Потому-то и получается так, что, говоря о природе, поэт говорит как бы не о ней, не видит возможности обойтись без неприродных атрибутов:
А я бы продавал в консервированных банках дым домашних очагов – мегрельских, имеретинских, кахетинских! // Да дым… («Но нужно тут так выбрать время, чтобы была суббота, воскресенье и понедельник», с. 113).
Или:
Голубой купол не может быть пасмурным в отличие от неба («Шарк-шарк», с. 270).
Или:
Почему весна с алюминиевой расческой – для другой у нее слишком густые волосы. // Скоро распустятся деревья – вот фраза, в которой уже заключены все грядущие несчастья («Плывет, куда ж нам плыть?», с. 132).

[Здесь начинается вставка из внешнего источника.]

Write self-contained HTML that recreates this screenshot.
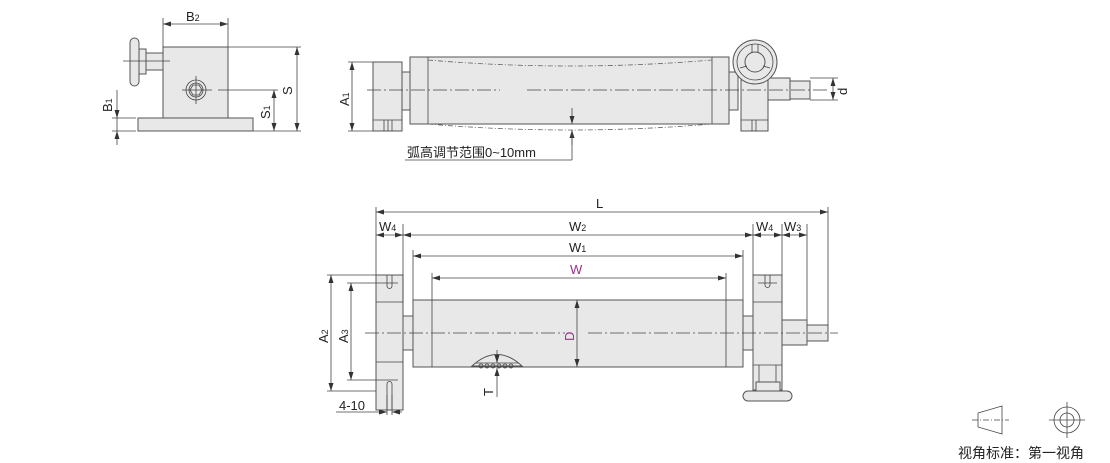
<!DOCTYPE html>
<html><head><meta charset="utf-8"><style>
body{margin:0;background:#fff;}
svg{display:block;}
text{font-family:"Liberation Sans","Noto Sans CJK SC",sans-serif;fill:#222;}
.s{fill:#e8e8e8;stroke:#555;stroke-width:1;}
.l{stroke:#444;stroke-width:0.8;fill:none;}
.c{stroke:#444;stroke-width:0.8;fill:none;stroke-dasharray:14,3,2,3;}
.d{stroke:#666;stroke-width:0.8;fill:none;stroke-dasharray:5,2,1,2;}
</style></head><body>
<svg width="1110" height="463" viewBox="0 0 1110 463" xmlns="http://www.w3.org/2000/svg">
<defs>
<marker id="a" markerWidth="8" markerHeight="6" refX="8" refY="3" orient="auto-start-reverse" markerUnits="userSpaceOnUse"><path d="M0,0.5 L8,3 L0,5.5z" fill="#333"/></marker>
</defs>
<!-- ===== Side view top-left ===== -->
<rect class="s" x="146" y="53" width="17" height="17"/>
<rect class="s" x="138" y="49" width="8" height="25"/>
<rect class="s" x="130" y="38" width="9" height="48" rx="4.5"/>
<rect class="s" x="163" y="47" width="65" height="72"/>
<rect class="s" x="138" y="118" width="115" height="13"/>
<line class="l" x1="123" y1="61" x2="170" y2="61"/>
<circle class="l" cx="196" cy="90" r="10"/>
<circle class="l" cx="196" cy="90" r="7"/>
<polygon class="l" points="202,90 199,95 193,95 190,90 193,85 199,85"/>
<line class="l" x1="182" y1="90" x2="212" y2="90"/><line class="l" x1="196" y1="76" x2="196" y2="104"/>
<line class="l" x1="218" y1="90" x2="278" y2="90"/>
<!-- B2 -->
<line class="l" x1="163" y1="47" x2="163" y2="18"/><line class="l" x1="228" y1="47" x2="228" y2="18"/>
<line class="l" x1="163" y1="24" x2="228" y2="24" marker-start="url(#a)" marker-end="url(#a)"/>
<text x="186" y="21" font-size="13">B<tspan font-size="9">2</tspan></text>
<!-- S -->
<line class="l" x1="228" y1="47" x2="301" y2="47"/><line class="l" x1="253" y1="131" x2="301" y2="131"/>
<line class="l" x1="297" y1="47" x2="297" y2="131" marker-start="url(#a)" marker-end="url(#a)"/>
<text transform="translate(292,95) rotate(-90)" font-size="13">S</text>
<!-- S1 -->
<line class="l" x1="274" y1="90" x2="274" y2="131" marker-start="url(#a)" marker-end="url(#a)"/>
<text transform="translate(270,119) rotate(-90)" font-size="13">S<tspan font-size="9">1</tspan></text>
<!-- B1 -->
<line class="l" x1="112" y1="118" x2="136" y2="118"/><line class="l" x1="112" y1="131" x2="136" y2="131"/>
<line class="l" x1="117" y1="90" x2="117" y2="118" marker-end="url(#a)"/>
<line class="l" x1="117" y1="145" x2="117" y2="131" marker-end="url(#a)"/>
<line class="l" x1="117" y1="118" x2="117" y2="131"/>
<text transform="translate(112,112) rotate(-90)" font-size="13">B<tspan font-size="9">1</tspan></text>
<!-- ===== Top middle view ===== -->
<rect class="s" x="373" y="62" width="29" height="69"/>
<line class="l" x1="373" y1="120" x2="402" y2="120"/>
<line class="l" x1="384" y1="120" x2="384" y2="131"/><line class="l" x1="388" y1="120" x2="388" y2="131"/><line class="l" x1="392" y1="120" x2="392" y2="131"/>
<rect class="s" x="402" y="72" width="8" height="38"/>
<rect class="s" x="410" y="57" width="319" height="67"/>
<line class="l" x1="428" y1="57" x2="428" y2="124"/><line class="l" x1="712" y1="57" x2="712" y2="124"/>
<path class="d" d="M428,60 Q570,72 712,60"/>
<path class="d" d="M428,124 Q570,136 712,124"/>
<rect class="s" x="729" y="72" width="9" height="38"/>
<rect class="s" x="741" y="80" width="27" height="51"/>
<line class="l" x1="741" y1="120" x2="768" y2="120"/>
<line class="l" x1="752" y1="120" x2="752" y2="131"/><line class="l" x1="756" y1="120" x2="756" y2="131"/>
<rect class="s" x="768" y="78" width="22" height="22"/>
<rect class="s" x="790" y="81" width="20" height="18"/>
<circle class="s" cx="755" cy="62" r="22"/>
<circle class="l" cx="755" cy="62" r="18"/>
<circle class="s" cx="755" cy="62" r="10"/>
<line class="l" x1="752" y1="44" x2="752" y2="53"/><line class="l" x1="758" y1="44" x2="758" y2="53"/>
<line class="l" x1="740" y1="68" x2="747" y2="66"/><line class="l" x1="770" y1="68" x2="763" y2="66"/>
<line class="c" x1="367" y1="90" x2="500" y2="90"/>
<line class="c" x1="527" y1="90" x2="830" y2="90"/>
<!-- A1 -->
<line class="l" x1="348" y1="62" x2="373" y2="62"/><line class="l" x1="348" y1="131" x2="373" y2="131"/>
<line class="l" x1="352" y1="62" x2="352" y2="131" marker-start="url(#a)" marker-end="url(#a)"/>
<text transform="translate(349,106) rotate(-90)" font-size="13">A<tspan font-size="9">1</tspan></text>
<!-- d -->
<line class="l" x1="810" y1="78" x2="838" y2="78"/><line class="l" x1="810" y1="100" x2="838" y2="100"/>
<line class="l" x1="833" y1="78" x2="833" y2="100" marker-start="url(#a)" marker-end="url(#a)"/>
<text transform="translate(847,95) rotate(-90)" font-size="13">d</text>
<!-- arc range -->
<line class="l" x1="572" y1="108" x2="572" y2="124" marker-end="url(#a)"/>
<line class="l" x1="572" y1="145" x2="572" y2="130" marker-end="url(#a)"/>
<line class="l" x1="572" y1="130" x2="572" y2="160"/>
<line class="l" x1="405" y1="160" x2="572" y2="160"/>
<text x="407" y="157" font-size="13">弧高调节范围0~10mm</text>
<!-- ===== Bottom view ===== -->
<rect class="s" x="376" y="275" width="27" height="135"/>
<line class="l" x1="376" y1="302" x2="403" y2="302"/><line class="l" x1="376" y1="362" x2="403" y2="362"/>
<path class="l" d="M387,275 V286 A2.5,2.5 0 0 0 392,286 V275"/>
<path class="l" d="M387,410 V384 A2.5,2.5 0 0 1 392,384 V410"/>
<line class="l" x1="381" y1="283" x2="398" y2="283"/><line class="l" x1="381" y1="380" x2="398" y2="380"/>
<rect class="s" x="403" y="316" width="10" height="34"/>
<rect class="s" x="413" y="300" width="330" height="67"/>
<line class="l" x1="432" y1="300" x2="432" y2="367"/><line class="l" x1="726" y1="300" x2="726" y2="367"/>
<rect class="s" x="743" y="316" width="10" height="34"/>
<rect class="s" x="753" y="275" width="29" height="115"/>
<line class="l" x1="753" y1="302" x2="782" y2="302"/><line class="l" x1="753" y1="365" x2="782" y2="365"/>
<path class="l" d="M765,275 V285 A2.5,2.5 0 0 0 770,285 V275"/>
<line class="l" x1="758" y1="283" x2="777" y2="283"/>
<line class="l" x1="759" y1="365" x2="759" y2="384"/><line class="l" x1="776" y1="365" x2="776" y2="384"/>
<rect class="s" x="756" y="382" width="24" height="10"/>
<rect class="s" x="743" y="391" width="49" height="10" rx="5"/>
<rect class="s" x="782" y="320" width="25" height="25"/>
<rect class="s" x="807" y="325" width="21" height="16"/>
<line class="c" x1="365" y1="333" x2="565" y2="333"/>
<line class="c" x1="588" y1="333" x2="838" y2="333"/>
<!-- T mark -->
<path class="s" d="M472,366 Q497,343 522,366z"/>
<line class="l" x1="476" y1="363" x2="518" y2="363"/>
<g class="l"><circle cx="481" cy="366" r="2"/><circle cx="487" cy="366" r="2"/><circle cx="493" cy="366" r="2"/><circle cx="499" cy="366" r="2"/><circle cx="505" cy="366" r="2"/><circle cx="511" cy="366" r="2"/></g>
<line class="l" x1="497" y1="350" x2="497" y2="363" marker-end="url(#a)"/>
<line class="l" x1="497" y1="397" x2="497" y2="368" marker-end="url(#a)"/>
<text transform="translate(493,396) rotate(-90)" font-size="13">T</text>
<!-- D -->
<line class="l" x1="577" y1="300" x2="577" y2="367" marker-start="url(#a)" marker-end="url(#a)"/>
<text transform="translate(574,341) rotate(-90)" font-size="13" style="fill:#9b2f8c">D</text>
<!-- horizontal dims -->
<line class="l" x1="376" y1="275" x2="376" y2="207"/>
<line class="l" x1="828" y1="325" x2="828" y2="207"/>
<line class="l" x1="376" y1="212" x2="828" y2="212" marker-start="url(#a)" marker-end="url(#a)"/>
<text x="596" y="208" font-size="13">L</text>
<line class="l" x1="403" y1="302" x2="403" y2="224"/>
<line class="l" x1="753" y1="275" x2="753" y2="224"/>
<line class="l" x1="782" y1="275" x2="782" y2="224"/>
<line class="l" x1="807" y1="320" x2="807" y2="224"/>
<line class="l" x1="376" y1="235" x2="403" y2="235" marker-start="url(#a)" marker-end="url(#a)"/>
<line class="l" x1="403" y1="235" x2="753" y2="235" marker-start="url(#a)" marker-end="url(#a)"/>
<line class="l" x1="753" y1="235" x2="782" y2="235" marker-start="url(#a)" marker-end="url(#a)"/>
<line class="l" x1="782" y1="235" x2="807" y2="235" marker-start="url(#a)" marker-end="url(#a)"/>
<text x="379" y="231" font-size="13">W<tspan font-size="9">4</tspan></text>
<text x="569" y="231" font-size="13">W<tspan font-size="9">2</tspan></text>
<text x="756" y="231" font-size="13">W<tspan font-size="9">4</tspan></text>
<text x="784" y="231" font-size="13">W<tspan font-size="9">3</tspan></text>
<line class="l" x1="413" y1="300" x2="413" y2="250"/><line class="l" x1="743" y1="300" x2="743" y2="250"/>
<line class="l" x1="413" y1="256" x2="743" y2="256" marker-start="url(#a)" marker-end="url(#a)"/>
<text x="569" y="252" font-size="13">W<tspan font-size="9">1</tspan></text>
<line class="l" x1="432" y1="300" x2="432" y2="273"/><line class="l" x1="726" y1="300" x2="726" y2="273"/>
<line class="l" x1="432" y1="278" x2="726" y2="278" marker-start="url(#a)" marker-end="url(#a)"/>
<text x="570" y="274" font-size="13" style="fill:#9b2f8c">W</text>
<!-- A2 A3 -->
<line class="l" x1="327" y1="275" x2="376" y2="275"/><line class="l" x1="327" y1="391" x2="376" y2="391"/>
<line class="l" x1="331" y1="275" x2="331" y2="391" marker-start="url(#a)" marker-end="url(#a)"/>
<text transform="translate(328,343) rotate(-90)" font-size="13">A<tspan font-size="9">2</tspan></text>
<line class="l" x1="347" y1="283" x2="381" y2="283"/><line class="l" x1="347" y1="380" x2="381" y2="380"/>
<line class="l" x1="351" y1="283" x2="351" y2="380" marker-start="url(#a)" marker-end="url(#a)"/>
<text transform="translate(348,343) rotate(-90)" font-size="13">A<tspan font-size="9">3</tspan></text>
<!-- 4-10 -->
<line class="l" x1="387" y1="395" x2="387" y2="415"/><line class="l" x1="392" y1="395" x2="392" y2="415"/>
<line class="l" x1="336" y1="412" x2="387" y2="412" marker-end="url(#a)"/>
<line class="l" x1="402" y1="412" x2="392" y2="412" marker-end="url(#a)"/>
<text x="339" y="410" font-size="13">4-10</text>
<!-- projection symbol -->
<polygon class="l" points="978,413 1002,406 1002,434 978,427"/>
<line class="c" x1="972" y1="420" x2="1009" y2="420" style="stroke-dasharray:6,2,1,2"/>
<circle class="l" cx="1067" cy="420" r="13"/>
<circle class="l" cx="1067" cy="420" r="7"/>
<line class="l" x1="1049" y1="420" x2="1085" y2="420"/><line class="l" x1="1067" y1="402" x2="1067" y2="438"/>
<text x="958" y="458" font-size="14">视角标准：第一视角</text>
</svg>
</body></html>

Или – то же самое, но в стихе (с. 14):
И скрипнул лес, как скрипнула кровать.
Кровать пружинная лесного бога.
Правее в гору – древняя дорога,
дымок отшельничества. Благодать.
Осколки сланца черны, как пластинка,
то записи умолкших голосов.
А может быть, поющая тростинка
и шлепанье домашнее подков.
Я впрямь, и впрямь магический кристалл!
Рожденье мифа на конце дороги:
там человек какой-то многоногий –
замешкался и этим дубом стал.
Но нет, не то: внезапно сквозь завесу
я вспомнил что-то. Замыкаю рот.
И лист тетрадный возвращаю лесу,
туда, туда в немой круговорот.
Да, дым… Консервированный дым домашних очагов. Да, весна… Густоволосая весна с алюминиевой расческой. Да, скрипнул лес… Как скрипнула кровать и т. п. Сам по себе, внутри себя – лес Цыбулевскому чужд, чужд и нем, и поэтому так трогательно оправдан венчающий предыдущее стихотворение жест поэта: «…И лист тетрадный возвращаю лесу, туда, туда в немой круговорот».
Лучшая природа для Цыбулевского – очеловеченная, обжитая: если лес, то хотя бы с дымком, но любому лесу он предпочитает городской сад или парк – и чтобы обязательно были скамейки!..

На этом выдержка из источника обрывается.